How long do I need to keep business tax records?

Discarding tax records too early could cause significant liability for your business.

by Stephen Sylvester
updated May 11, 2023 ·  3min read

The IRS, other taxing authorities, creditors, and investors all might demand to see a business's tax records. Without documentation, a company might have difficulty defending its deductions during a tax audit, applying for a loan, or obtaining new investors.

Knowing how long to keep tax returns and other records can help businesses respond to information requests. Additionally, owners can use this information to better understand their businesses.

Companies can safely discard most documents seven years after filing the related tax return—or seven years after the due date, if later. However, a few records require indefinite retention.

people going through business receipts

What are business tax records?

Business tax records include anything that directly or indirectly supports amounts claimed on the business's tax returns.
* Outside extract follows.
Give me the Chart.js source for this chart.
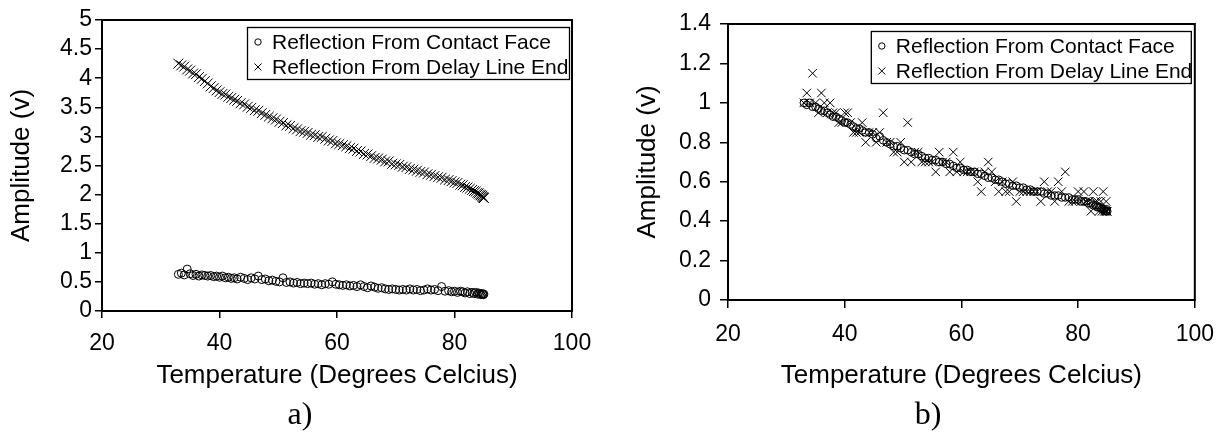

Examples include:

  • Invoices
  • Cash register tapes
  • Canceled checks
  • Bank statements
  • Receipts
  • Credit card statements
  • Real estate closing statements
  • Bills of sale
  • Tax forms
  • Tax returns

Transactions usually generate these documents automatically. Businesses or their accountants then record the accounting effects of transactions and file the supporting records based on the type of transaction and when it occurred.

Digital file management systems offer many advantages, though companies must keep paper originals of some documents. Electronic files take up much less physical space, allow for easier access, and enable quick backup. As a result, many businesses manage their records almost entirely electronically.

These records allow companies to both prepare their tax returns and prove the return's accuracy during tax audits. The IRS and other tax authorities can deny deductions for unsubstantiated expenses, potentially leading to interest and penalties.

How long should businesses keep tax returns and other business tax records?

Fortunately, the IRS cannot assess additional tax once a certain period—called the statute of limitations—has passed. The federal income tax statute of limitations equals:

  • three years from the filing date—or the due date, if later—for most tax returns
  • four years after the tax becomes due—or gets paid, if later—for employment tax returns
  • six years from the filing date—or the due date, if later—for tax returns that underreport gross income by more than 25%
  • seven years from the filing date—or the due date, if later—of the related tax returns for losses from worthless securities or bad debt
  • Forever for unfiled or fraudulent tax returns

Some state taxing authorities follow IRS rules, while others use different periods. Creditors and investors may have their own requirements.

Creating different retention policies for each possible scenario may prove impractical. Retaining tax returns and other records for seven years—starting from the later of the filing date and due date of the related tax return—offers a convenient rule of thumb. This covers almost all documents for businesses that file all required tax returns without fraud.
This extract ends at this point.